Gartner is moving into a premium niche

The discussion in last week’s webinar focussed on the idea that Gartner’s response to the temporary decline in its market has been to cut costs and to focus on the most profitable customers. That’s no surprise, of course. The firm has seen a 13% decline in its revenues in the first half of the year, resulting from a reduction in a number of events (and a two-thirds fall in the resulting number of attendees) and from reductions in contract values and consulting opportunities. Gartner Consulting continues to shrink, especially outside the United States, and much of its work is now in off-the-shelf consulting solutions, like its bid support service.

While Gartner has won new clients, some of these might be new clients inside old client organisations.
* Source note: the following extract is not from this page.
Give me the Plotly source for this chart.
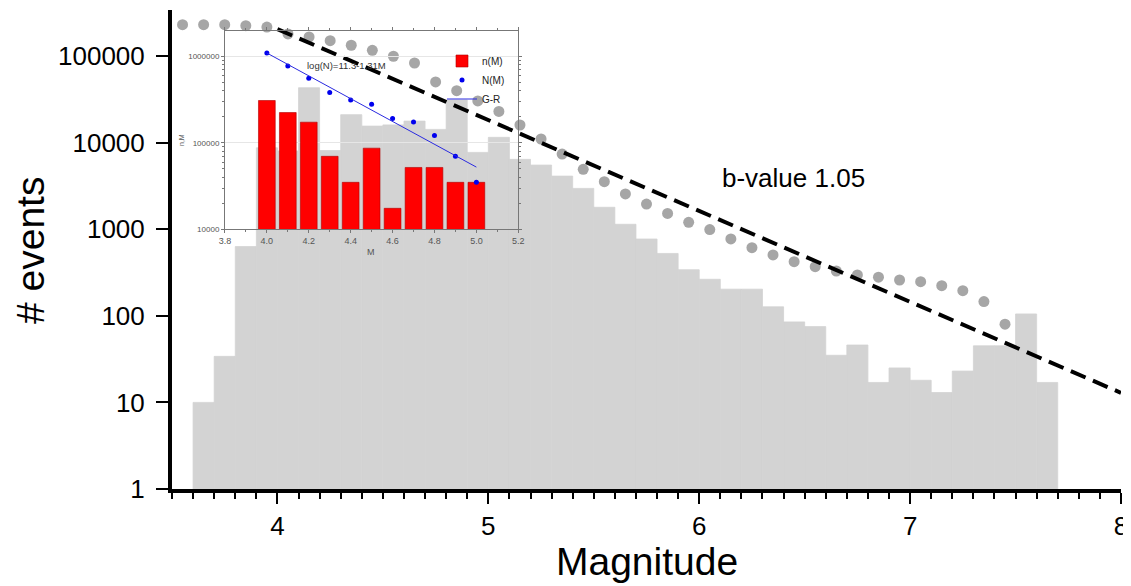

The firm’s higher pricing, associated with Gartner for IT Leaders,is an obstacle to acquiring new clients who – if they blanched at $11K a seat – are certainly even more cautious at $23K a seat.

The firm’s general experience is that growth in profitability is expected to some from the sale of research into organisations that Gartner already has a relationship with, and from reduced costs. Those reduction in costs include increased pressures on analysts’ time: reflected, for example, in the reduced effort expended on researching some vendors who are, perhaps, less forthcoming in response to Gartner analysts requests for information.

However, if the firm continues to produce equal or lower value for higher fees, then that is a niche strategy – and one which rests on the firm’s past reputation. That could leave the firm open to competition outside its core market, which seems increasingly North American and focussed on the largest firms.